European automakers are poised finish the year in the black as global gains will offset losses here. That is the conclusion from a Goldman Sachs report, which forecasts that European automakers will swing to a combined net profit of 7.32 billion euros ($8.76 billion) this year from a net loss of 6.83 billion euros in 2009.
The profit drivers will be fast-growing China and Brazil and the recovering U.S. market.
Car sales in China, the world largest auto market and a profit generator for Volkswagen AG and PSA/Peugeot-Citroen SA, are forecast to rise 20 percent to 15.5 million units this year.
Car sales in Brazil, the profit source for Fiat Group Automobiles and a money maker for VW, are set to grow 10 percent to 3.3 million units.

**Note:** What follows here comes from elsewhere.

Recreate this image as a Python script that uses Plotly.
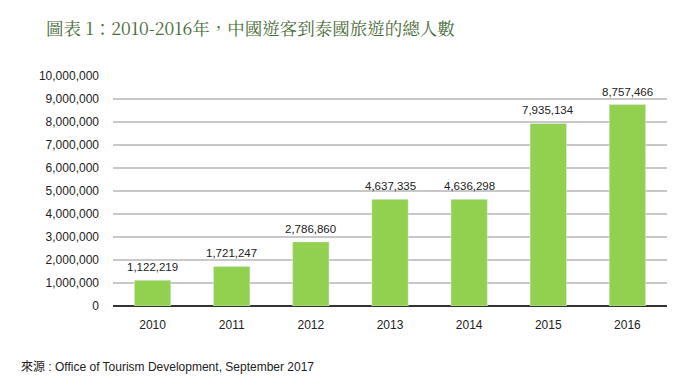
import plotly.graph_objects as go

years = ["2010", "2011", "2012", "2013", "2014", "2015", "2016"]
visitors = [1122219, 1721247, 2786860, 4637335, 4636298, 7935134, 8757466]
tick_vals = [0, 1000000, 2000000, 3000000, 4000000, 5000000, 6000000, 7000000, 8000000, 9000000, 10000000]
tick_text = ["0"] + [f"{v:,}" for v in tick_vals[1:]]

FONT = "Liberation Sans, Arial, sans-serif"

fig = go.Figure(go.Bar(
    x=years, y=visitors,
    marker_color="#92d050",
    cliponaxis=False,
))

# category axis: annotation x given as category index
value_labels = [
    dict(x=i, y=v, text=f"{v:,}", xref="x", yref="y",
         yanchor="bottom", xanchor="center", yshift=5, showarrow=False,
         font=dict(family=FONT, size=11.5, color="#222222"))
    for i, v in enumerate(visitors)
]

fig.update_layout(
    width=700, height=388,
    margin=dict(l=105, r=41, t=68, b=90, autoexpand=False),
    paper_bgcolor="white", plot_bgcolor="white",
    bargap=0.54,
    showlegend=False,
    font=dict(family=FONT, size=12, color="#222222"),
    xaxis=dict(type="category", range=[-0.5, len(years) - 0.5],
               showgrid=False, showline=False, ticks="", automargin=False,
               ticklabelstandoff=10,
               tickfont=dict(family=FONT, size=12, color="#222222")),
    yaxis=dict(range=[0, 10000000], tickvals=tick_vals, ticktext=tick_text,
               showgrid=True, gridcolor="#c8c8c8", gridwidth=1.5, automargin=False,
               zeroline=True, zerolinecolor="#333333", zerolinewidth=2,
               ticks="", ticklabelstandoff=13,
               tickfont=dict(family=FONT, size=12, color="#222222")),
    annotations=value_labels + [
        dict(text="圖表 1：2010-2016年，中國遊客到泰國旅遊的總人數",
             xref="paper", yref="paper", x=-0.1245, y=1.0, yshift=49,
             xanchor="left", yanchor="middle", showarrow=False,
             font=dict(family="Noto Serif CJK TC, Liberation Serif, Noto Sans CJK TC, serif", size=17.5, color="#4a6b3a")),
        dict(text="來源 : Office of Tourism Development, September 2017",
             xref="paper", yref="paper", x=-0.1697, y=0, yshift=-61,
             xanchor="left", yanchor="middle", showarrow=False,
             font=dict(family=FONT + ", Noto Sans CJK TC", size=12, color="#222222")),
    ],
)

fig.write_html("out.html")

Car sales in the United States, a crucial export market for all German automakers, are expected to increase 15 percent to 12 million units.
There are also signs that things are improving in Europe. J.D. Power Automotive Forecasting expects 12.84 million new-car sales in western Europe this year, down 5.9 percent from the 13.64 million units sold last year. That prediction is better than the 9.6 percent decline to 12.33 million units that the UK-based foresaw in February.
If J.D. Power is correct about Europe – and the other three markets remain hot – there will be a lot of happy CFOs at European automakers next spring.